Und die Blende? Sie ist nun einmal fix
Bleibt die Frage: Und die Blende? Die kann man nicht verstellen, was daran liegt, dass das iPhone und die anderen Smartphones eine fixe Blende haben. Ich habe versucht herauszufinden, ob es Smartphones mit variabler Blende gibt, bin aber nicht fündig geworden. Man stösst beispielsweise auf das Huawei Honor 6 Plus, das laut diesem Bericht nicht mit Lamellen, sondern mit einem Algorithmus operiert.
In den Einstellungen der App blendet man Kompositionshilfsmittel wie das Gitter (Grid), den künstlichen Horizont (Level) und das Histogramm ein, man steuert das Auslösegeräusch (Sounds) und kann wählen, ob man das Bild nur als JPG oder als DNG (also Raw-Bild) und als JPG speichern will.
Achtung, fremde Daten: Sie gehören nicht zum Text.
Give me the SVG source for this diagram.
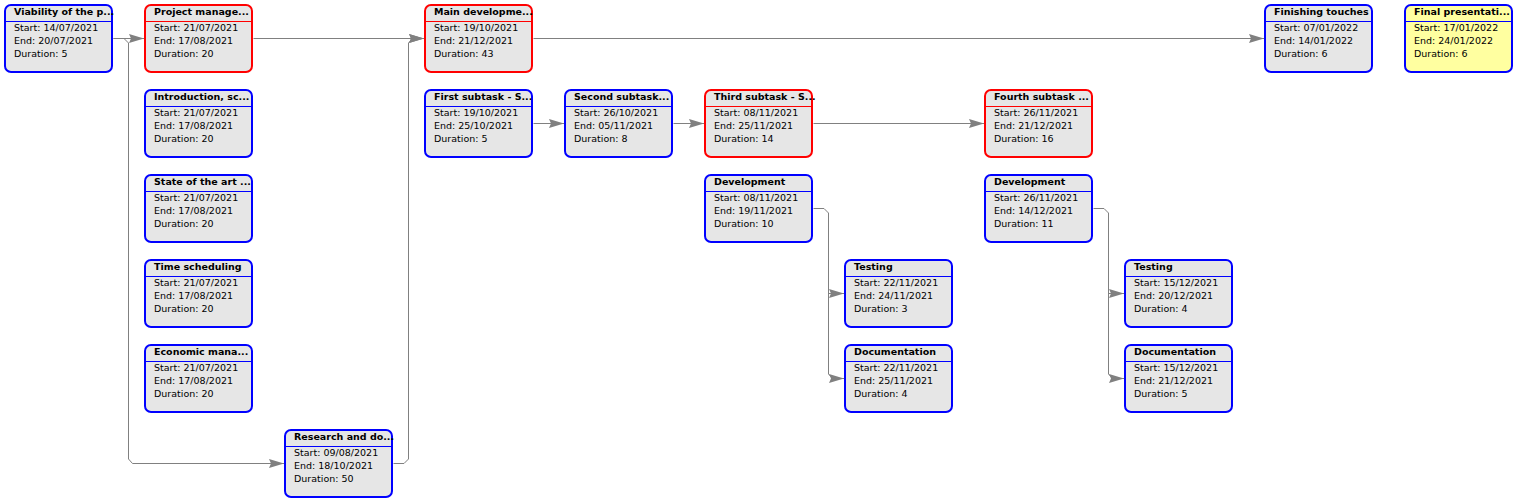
<svg xmlns="http://www.w3.org/2000/svg" width="1520" height="504" viewBox="0 0 1520 504">
<style>
  .box { fill: #e6e6e6; stroke-width: 2; }
  .blue .box, .blue .sep { stroke: #0000ff; }
  .red .box, .red .sep { stroke: #ff0000; }
  .yellow .box { fill: #ffffa0; }
  .sep { stroke-width: 1; }
  .title { font-family: "DejaVu Sans", Verdana, sans-serif; font-size: 9.5px; font-weight: bold; fill: #000; }
  .info { font-family: "DejaVu Sans", Verdana, sans-serif; font-size: 9.5px; fill: #000; }
  .conn path { fill: none; stroke: #808080; stroke-width: 1; marker-end: url(#arrow); }
</style>
<defs>
  <marker id="arrow" markerUnits="userSpaceOnUse" markerWidth="15" markerHeight="10" refX="15" refY="5" orient="auto">
    <path d="M0,0.5 L15,5 L0,9.5 L2,5 z" fill="#808080"/>
  </marker>
  <symbol id="frame" overflow="visible">
    <rect class="box" x="1" y="1" width="107" height="67" rx="6" ry="6"/>
    <line class="sep" x1="1" y1="17.5" x2="108" y2="17.5"/>
  </symbol>
</defs>
<rect width="1520" height="504" fill="#ffffff"/>

<g id="connectors" class="conn">
  <path d="M113.5,38.5 H144"/>
  <path d="M113.5,38.5 H124 L128.5,43 V459 L132.5,463.5 H284"/>
  <path d="M253.5,38.5 H424"/>
  <path d="M393.5,463.5 H404 L408.5,459 V43 L412.5,38.5 H424" style="marker-end:url(#arrow)"/>
  <path d="M533.5,38.5 H1264"/>
  <path d="M533.5,123.5 H564"/>
  <path d="M673.5,123.5 H704"/>
  <path d="M813.5,123.5 H984"/>
  <path d="M813.5,208.5 H824 L828.5,213 V374 L832.5,378.5 H844"/>
  <path d="M828.5,293.5 H844"/>
  <path d="M1093.5,208.5 H1104 L1108.5,213 V374 L1112.5,378.5 H1124"/>
  <path d="M1108.5,293.5 H1124"/>
</g>

<g id="n-viability" class="node blue" transform="translate(4,4)">
  <rect class="box" x="1" y="1" width="107" height="67" rx="6"/><line class="sep" x1="1" y1="17.5" x2="108" y2="17.5"/>
  <text class="title" x="10" y="11">Viability of the p...</text>
  <text class="info" x="10" y="27">Start: 14/07/2021</text>
  <text class="info" x="10" y="40">End: 20/07/2021</text>
  <text class="info" x="10" y="53">Duration: 5</text>
</g>
<g id="n-projmgmt" class="node red" transform="translate(144,4)">
  <rect class="box" x="1" y="1" width="107" height="67" rx="6"/><line class="sep" x1="1" y1="17.5" x2="108" y2="17.5"/>
  <text class="title" x="10" y="11">Project manage...</text>
  <text class="info" x="10" y="27">Start: 21/07/2021</text>
  <text class="info" x="10" y="40">End: 17/08/2021</text>
  <text class="info" x="10" y="53">Duration: 20</text>
</g>
<g id="n-intro" class="node blue" transform="translate(144,89)">
  <rect class="box" x="1" y="1" width="107" height="67" rx="6"/><line class="sep" x1="1" y1="17.5" x2="108" y2="17.5"/>
  <text class="title" x="10" y="11">Introduction, sc...</text>
  <text class="info" x="10" y="27">Start: 21/07/2021</text>
  <text class="info" x="10" y="40">End: 17/08/2021</text>
  <text class="info" x="10" y="53">Duration: 20</text>
</g>
<g id="n-stateart" class="node blue" transform="translate(144,174)">
  <rect class="box" x="1" y="1" width="107" height="67" rx="6"/><line class="sep" x1="1" y1="17.5" x2="108" y2="17.5"/>
  <text class="title" x="10" y="11">State of the art ...</text>
  <text class="info" x="10" y="27">Start: 21/07/2021</text>
  <text class="info" x="10" y="40">End: 17/08/2021</text>
  <text class="info" x="10" y="53">Duration: 20</text>
</g>
<g id="n-timesched" class="node blue" transform="translate(144,259)">
  <rect class="box" x="1" y="1" width="107" height="67" rx="6"/><line class="sep" x1="1" y1="17.5" x2="108" y2="17.5"/>
  <text class="title" x="10" y="11">Time scheduling</text>
  <text class="info" x="10" y="27">Start: 21/07/2021</text>
  <text class="info" x="10" y="40">End: 17/08/2021</text>
  <text class="info" x="10" y="53">Duration: 20</text>
</g>
<g id="n-economic" class="node blue" transform="translate(144,344)">
  <rect class="box" x="1" y="1" width="107" height="67" rx="6"/><line class="sep" x1="1" y1="17.5" x2="108" y2="17.5"/>
  <text class="title" x="10" y="11">Economic mana...</text>
  <text class="info" x="10" y="27">Start: 21/07/2021</text>
  <text class="info" x="10" y="40">End: 17/08/2021</text>
  <text class="info" x="10" y="53">Duration: 20</text>
</g>
<g id="n-research" class="node blue" transform="translate(284,429)">
  <rect class="box" x="1" y="1" width="107" height="67" rx="6"/><line class="sep" x1="1" y1="17.5" x2="108" y2="17.5"/>
  <text class="title" x="10" y="11">Research and do...</text>
  <text class="info" x="10" y="27">Start: 09/08/2021</text>
  <text class="info" x="10" y="40">End: 18/10/2021</text>
  <text class="info" x="10" y="53">Duration: 50</text>
</g>
<g id="n-maindev" class="node red" transform="translate(424,4)">
  <rect class="box" x="1" y="1" width="107" height="67" rx="6"/><line class="sep" x1="1" y1="17.5" x2="108" y2="17.5"/>
  <text class="title" x="10" y="11">Main developme...</text>
  <text class="info" x="10" y="27">Start: 19/10/2021</text>
  <text class="info" x="10" y="40">End: 21/12/2021</text>
  <text class="info" x="10" y="53">Duration: 43</text>
</g>
<g id="n-first" class="node blue" transform="translate(424,89)">
  <rect class="box" x="1" y="1" width="107" height="67" rx="6"/><line class="sep" x1="1" y1="17.5" x2="108" y2="17.5"/>
  <text class="title" x="10" y="11">First subtask - S...</text>
  <text class="info" x="10" y="27">Start: 19/10/2021</text>
  <text class="info" x="10" y="40">End: 25/10/2021</text>
  <text class="info" x="10" y="53">Duration: 5</text>
</g>
<g id="n-second" class="node blue" transform="translate(564,89)">
  <rect class="box" x="1" y="1" width="107" height="67" rx="6"/><line class="sep" x1="1" y1="17.5" x2="108" y2="17.5"/>
  <text class="title" x="10" y="11">Second subtask...</text>
  <text class="info" x="10" y="27">Start: 26/10/2021</text>
  <text class="info" x="10" y="40">End: 05/11/2021</text>
  <text class="info" x="10" y="53">Duration: 8</text>
</g>
<g id="n-third" class="node red" transform="translate(704,89)">
  <rect class="box" x="1" y="1" width="107" height="67" rx="6"/><line class="sep" x1="1" y1="17.5" x2="108" y2="17.5"/>
  <text class="title" x="10" y="11">Third subtask - S...</text>
  <text class="info" x="10" y="27">Start: 08/11/2021</text>
  <text class="info" x="10" y="40">End: 25/11/2021</text>
  <text class="info" x="10" y="53">Duration: 14</text>
</g>
<g id="n-dev3" class="node blue" transform="translate(704,174)">
  <rect class="box" x="1" y="1" width="107" height="67" rx="6"/><line class="sep" x1="1" y1="17.5" x2="108" y2="17.5"/>
  <text class="title" x="10" y="11">Development</text>
  <text class="info" x="10" y="27">Start: 08/11/2021</text>
  <text class="info" x="10" y="40">End: 19/11/2021</text>
  <text class="info" x="10" y="53">Duration: 10</text>
</g>
<g id="n-test3" class="node blue" transform="translate(844,259)">
  <rect class="box" x="1" y="1" width="107" height="67" rx="6"/><line class="sep" x1="1" y1="17.5" x2="108" y2="17.5"/>
  <text class="title" x="10" y="11">Testing</text>
  <text class="info" x="10" y="27">Start: 22/11/2021</text>
  <text class="info" x="10" y="40">End: 24/11/2021</text>
  <text class="info" x="10" y="53">Duration: 3</text>
</g>
<g id="n-doc3" class="node blue" transform="translate(844,344)">
  <rect class="box" x="1" y="1" width="107" height="67" rx="6"/><line class="sep" x1="1" y1="17.5" x2="108" y2="17.5"/>
  <text class="title" x="10" y="11">Documentation</text>
  <text class="info" x="10" y="27">Start: 22/11/2021</text>
  <text class="info" x="10" y="40">End: 25/11/2021</text>
  <text class="info" x="10" y="53">Duration: 4</text>
</g>
<g id="n-fourth" class="node red" transform="translate(984,89)">
  <rect class="box" x="1" y="1" width="107" height="67" rx="6"/><line class="sep" x1="1" y1="17.5" x2="108" y2="17.5"/>
  <text class="title" x="10" y="11">Fourth subtask ...</text>
  <text class="info" x="10" y="27">Start: 26/11/2021</text>
  <text class="info" x="10" y="40">End: 21/12/2021</text>
  <text class="info" x="10" y="53">Duration: 16</text>
</g>
<g id="n-dev4" class="node blue" transform="translate(984,174)">
  <rect class="box" x="1" y="1" width="107" height="67" rx="6"/><line class="sep" x1="1" y1="17.5" x2="108" y2="17.5"/>
  <text class="title" x="10" y="11">Development</text>
  <text class="info" x="10" y="27">Start: 26/11/2021</text>
  <text class="info" x="10" y="40">End: 14/12/2021</text>
  <text class="info" x="10" y="53">Duration: 11</text>
</g>
<g id="n-test4" class="node blue" transform="translate(1124,259)">
  <rect class="box" x="1" y="1" width="107" height="67" rx="6"/><line class="sep" x1="1" y1="17.5" x2="108" y2="17.5"/>
  <text class="title" x="10" y="11">Testing</text>
  <text class="info" x="10" y="27">Start: 15/12/2021</text>
  <text class="info" x="10" y="40">End: 20/12/2021</text>
  <text class="info" x="10" y="53">Duration: 4</text>
</g>
<g id="n-doc4" class="node blue" transform="translate(1124,344)">
  <rect class="box" x="1" y="1" width="107" height="67" rx="6"/><line class="sep" x1="1" y1="17.5" x2="108" y2="17.5"/>
  <text class="title" x="10" y="11">Documentation</text>
  <text class="info" x="10" y="27">Start: 15/12/2021</text>
  <text class="info" x="10" y="40">End: 21/12/2021</text>
  <text class="info" x="10" y="53">Duration: 5</text>
</g>
<g id="n-finishing" class="node blue" transform="translate(1264,4)">
  <rect class="box" x="1" y="1" width="107" height="67" rx="6"/><line class="sep" x1="1" y1="17.5" x2="108" y2="17.5"/>
  <text class="title" x="10" y="11">Finishing touches</text>
  <text class="info" x="10" y="27">Start: 07/01/2022</text>
  <text class="info" x="10" y="40">End: 14/01/2022</text>
  <text class="info" x="10" y="53">Duration: 6</text>
</g>
<g id="n-final" class="node blue yellow" transform="translate(1404,4)">
  <rect class="box" x="1" y="1" width="107" height="67" rx="6"/><line class="sep" x1="1" y1="17.5" x2="108" y2="17.5"/>
  <text class="title" x="10" y="11">Final presentati...</text>
  <text class="info" x="10" y="27">Start: 17/01/2022</text>
  <text class="info" x="10" y="40">End: 24/01/2022</text>
  <text class="info" x="10" y="53">Duration: 6</text>
</g>
</svg>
Apropos Raw: Bei den Recherchen für meinen Tagi-Artikel ist mir aufgefallen, wie sehr die iPhone-Kamera auch bei gutem Licht rauscht. Die oft gelobte Bildqualität von Apples Telefon scheint zum Teil auch das Verdienst der Algorithmen zu sein, die dieses Bildrauschen standardmässig wegrechnen.
Bringt das überhaupt etwas?
Bleibt die Frage: Wie viel bringt der manuelle Modus beim iPhone? IMHO nicht wirklich viel. Das wichtigste Gestaltungswerkzeug ist die Blende. Sie beeinflusst im Zusammenspiel mit Belichtungszeit und Filmempfindlichkeit bzw. Iso-Einstellung die Bildwirkung Schärfentiefe (oder Tiefenschärfe): Was sieht man scharf, welche Bildbereiche verschwinden in der Unschärfe? Mit ihr steuert der Fotograf den Blick des Betrachters. Durch eine geringe Schärfentiefe hebt man das Sujet deutlich hervor. Wenn alles scharf ist, lässt man das Auge freier wandern.
Bei den winzigen Sensoren der Smartphones ist aber eh alles scharf, sodass das Gestaltungsmittel der Schärfentiefe wegfallen würde, selbst wenn eine richtige Blende mit Lamellen vorhanden wäre (siehe dazu: Schärfentiefe – Legende & Wahrheit). Die Alternative ist ein künstlich dazugerechneter Unschärfeeffekt, wie ihn das iPhone 7 Plus mit dem Porträt-Modus beherrscht. Nett, aber natürlich kein Vergleich zu einem echten Schärfeverlauf, der von einem geübten Fotografen gezielt inszeniert wird.
Die Schärfentiefe lässt sich nicht gross beeinflussen
Die Möglichkeiten von Manual beschränken sich somit auf die Steuerung der Belichtungszeit, die vor allem bei bewegten Motiven einen Unterschied macht. Als Fotograf entscheidet man, wie viel Bewegungsunschärfe man im Bild haben möchte. Man kann gezielte Über- oder Unterbelichtungen einsetzen. Und es ist auch nicht verkehrt, den Weissabgleich schon vor der Aufnahme festzulegen.